Companion code and iPython notebooks for evaluating factuality as outlined in this blog post on "Can you trust Llama 2 and ChatGPT to factually summarize?"
Please contact [email protected] if you have any questions.
Parts of the code included here are extracted from an experimental library called Hermetic.
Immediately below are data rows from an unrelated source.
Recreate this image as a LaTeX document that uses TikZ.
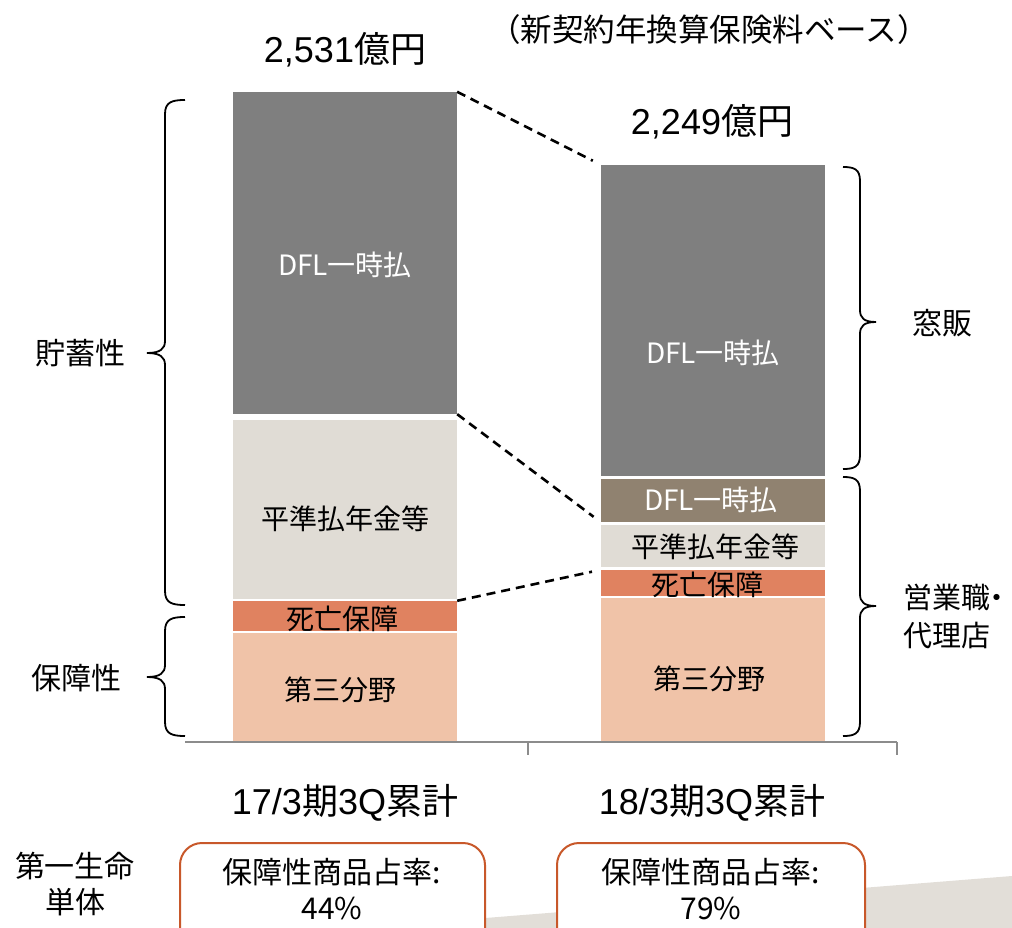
\documentclass[tikz,border=0pt]{standalone}
\usepackage{fontspec}
\setmainfont{Liberation Sans}
\newfontfamily\jp{Noto Sans CJK JP}
\definecolor{cgray}{HTML}{7F7F7F}
\definecolor{cbrown}{HTML}{908270}
\definecolor{clight}{HTML}{E0DCD5}
\definecolor{corange}{HTML}{E08260}
\definecolor{cpeach}{HTML}{F0C3A8}
\definecolor{cbox}{HTML}{C8582A}
\definecolor{cwedge}{HTML}{E2DED8}
\definecolor{caxis}{HTML}{8C8C8C}
\newcommand\bracL[3]{%
 \draw[bracestyle] (185,#1) .. controls (172,#1) and (165,#1+2) .. (165,#1+14) -- (165,#2-12) .. controls (165,#2-4) and (160,#2) .. (147,#2) .. controls (160,#2) and (165,#2+4) .. (165,#2+12) -- (165,#3-14) .. controls (165,#3-2) and (172,#3) .. (185,#3);}
\newcommand\bracR[3]{%
 \draw[bracestyle] (843,#1) .. controls (854,#1) and (860,#1+2) .. (860,#1+14) -- (860,#2-12) .. controls (860,#2-4) and (864,#2) .. (876,#2) .. controls (864,#2) and (860,#2+4) .. (860,#2+12) -- (860,#3-14) .. controls (860,#3-2) and (854,#3) .. (843,#3);}
\begin{document}
\begin{tikzpicture}[x=1pt,y=-1pt,
  bar/.style={rectangle,inner sep=0pt,minimum width=224pt,draw=none},
  lbl/.style={inner sep=0pt,font=\jp\fontsize{28}{32}\selectfont,text=black},
  side/.style={inner sep=0pt,font=\jp\fontsize{30}{36}\selectfont,align=center},
  big/.style={inner sep=0pt,font=\fontsize{36}{42}\selectfont},
  dashline/.style={black,line width=2.6pt,dash pattern=on 9pt off 6pt,shorten >=9pt},
  bracestyle/.style={black,line width=1.8pt},
  infobox/.style={draw=cbox,line width=2pt,fill=white,rounded corners=22pt}]
\useasboundingbox (0,0) rectangle (1012,928);
\clip (0,0) rectangle (1012,928);
% background wedge
\fill[cwedge] (360,928) -- (1012,876) -- (1012,940) -- (360,940) -- cycle;
% left bar
\node[bar,fill=cgray,minimum height=322pt] (LG) at (345,253) {};
\node[bar,fill=clight,minimum height=179pt] (LL) at (345,509.5) {};
\node[bar,fill=corange,minimum height=30pt] (LO) at (345,616) {};
\node[bar,fill=cpeach,minimum height=109pt] (LP) at (345,687.5) {};
% right bar
\node[bar,fill=cgray,minimum height=311pt] (RG) at (713,320.5) {};
\node[bar,fill=cbrown,minimum height=43pt] (RB) at (713,500.5) {};
\node[bar,fill=clight,minimum height=42pt] (RL) at (713,546) {};
\node[bar,fill=corange,minimum height=26pt] (RO) at (713,583) {};
\node[bar,fill=cpeach,minimum height=144pt] (RP) at (713,670) {};
% bar labels
\node[lbl,text=white] (tLG) at (345,265) {DFL一時払};
\node[lbl] (tLL) at (345,519) {平準払年金等};
\node[lbl] (tLO) at (342,619) {死亡保障};
\node[lbl] (tLP) at (340,690) {第三分野};
\node[lbl,text=white] (tRG) at (713,353) {DFL一時払};
\node[lbl,text=white] (tRB) at (711,500) {DFL一時払};
\node[lbl] (tRL) at (715,547) {平準払年金等};
\node[lbl] (tRO) at (707,585) {死亡保障};
\node[lbl] (tRP) at (709,679) {第三分野};
% dashed connectors
\draw[dashline] (LG.north east) -- (RG.north west);
\draw[dashline] (LG.south east) -- (RB.south west);
\draw[dashline] (LO.north east) -- (RO.north west);
% axis
\coordinate (ax0) at (185,742);
\coordinate (ax1) at (897,742);
\coordinate (tk1) at (528,742);
\coordinate (tk1b) at (528,755);
\coordinate (tk2b) at (897,755);
\draw[caxis,line width=2.2pt] (ax0) -- (ax1);
\draw[caxis,line width=1.5pt] (tk1) -- (tk1b);
\draw[caxis,line width=1.5pt] (ax1) -- (tk2b);
% braces
\bracL{100}{353}{605}
\bracL{617}{677}{736}
\bracR{167}{322}{469}
\bracR{477}{606}{736}
% side labels
\node[side] (s1) at (80,353) {貯蓄性};
\node[side] (s2) at (76,678) {保障性};
\node[side] (s3) at (942,323) {窓販};
\node[side,align=left,anchor=west,font=\jp\fontsize{29}{38}\selectfont] (s4) at (903,616) {営業職\kern-8pt・\\代理店};
% totals
\node[big] (tot1) at (345,50) {2,531{\jp 億円}};
\node[big] (tot2) at (712,122) {2,249{\jp 億円}};
\node[inner sep=0pt,font=\jp\fontsize{31.5}{36}\selectfont] (unit) at (709,30) {（新契約年換算保険料ベース）};
% period labels
\node[big] (p1) at (345,803) {17/3{\jp 期}3Q{\jp 累計}};
\node[big] (p2) at (712,803) {18/3{\jp 期}3Q{\jp 累計}};
% company label
\node[side] (co) at (75,884) {第一生命\\単体};
% info boxes
\node[infobox,minimum width=305pt,minimum height=110pt,inner sep=0pt] (b1) at (332.5,898) {};
\node[infobox,minimum width=308pt,minimum height=110pt,inner sep=0pt] (b2) at (711,898) {};
\node[side] (bt1) at (332,889) {保障性商品占率:\\44\%};
\node[side] (bt2) at (711,889) {保障性商品占率:\\79\%};
\end{tikzpicture}
\end{document}
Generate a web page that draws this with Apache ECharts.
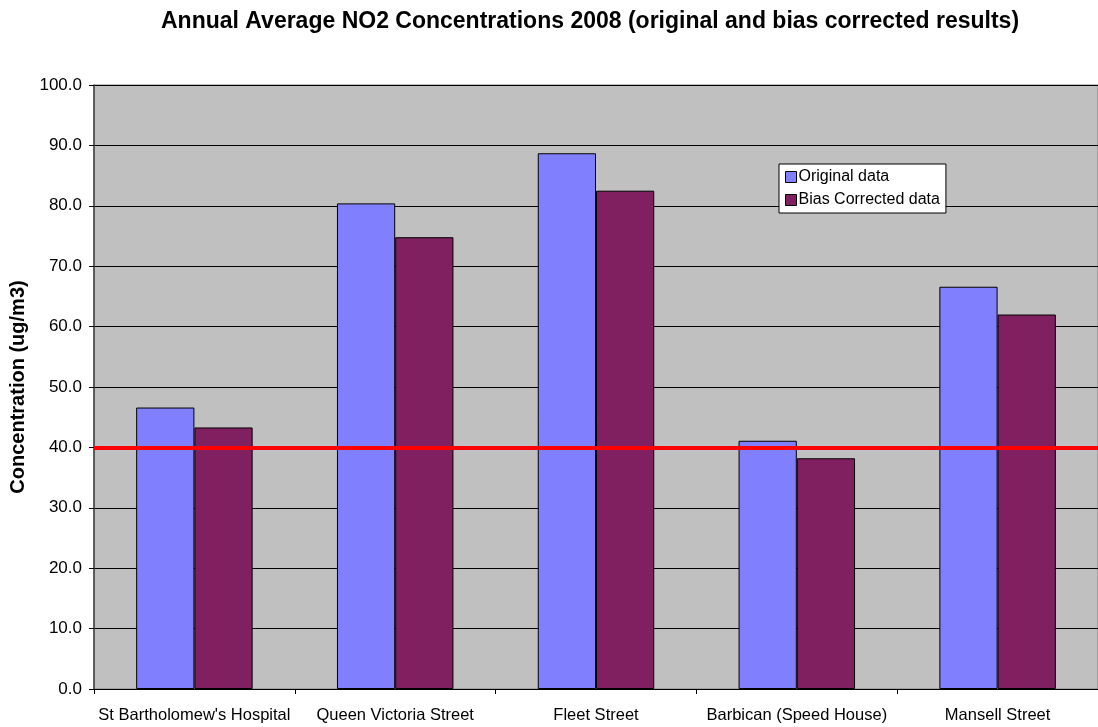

For simplicity, the code in this repo is self-contained and does not have any dependencies on that library.
For convenience, this code is self-contained.
To get started:
% pip install -r requirements.txt
You also need to ensure that you have an OPENAI_API_KEY and AE_API_KEY. Include these in the environment variables.
Once that's complete, you can run the notebook.
The val_sentence_pairs.json
is from TU Delft:
@misc{https://tudatalib.ulb.tu-darmstadt.de/handle/tudatalib/2002,
url = { https://tudatalib.ulb.tu-darmstadt.de/handle/tudatalib/2002 },
author = { Falke, Tobias and Ribeiro, Leonardo and utama, caraka prasetya and Dagan, Ido and Gurevych, Iryna },
keywords = { 000 Informatik, Informationswissenschaft, allgemeine Werke },
publisher = { Technical University of Darmstadt },
year = { 2019-06-04 },
copyright = { Creative Commons Attribution Share-Alike 4.0 },
title = { Correctness of Generated Summaries }
}
In the resources
folder we included three versions of the prompts where we experimented with:
- Asking for the answer last (to give time for reasoning)
- Deliberately calling out the bias and asking for it to work.
These addiitonal experiments did not have a major impact on the results; it seem that each different version of these queries were in "tradeoff" territory where it changed the individual results but not the outcomes.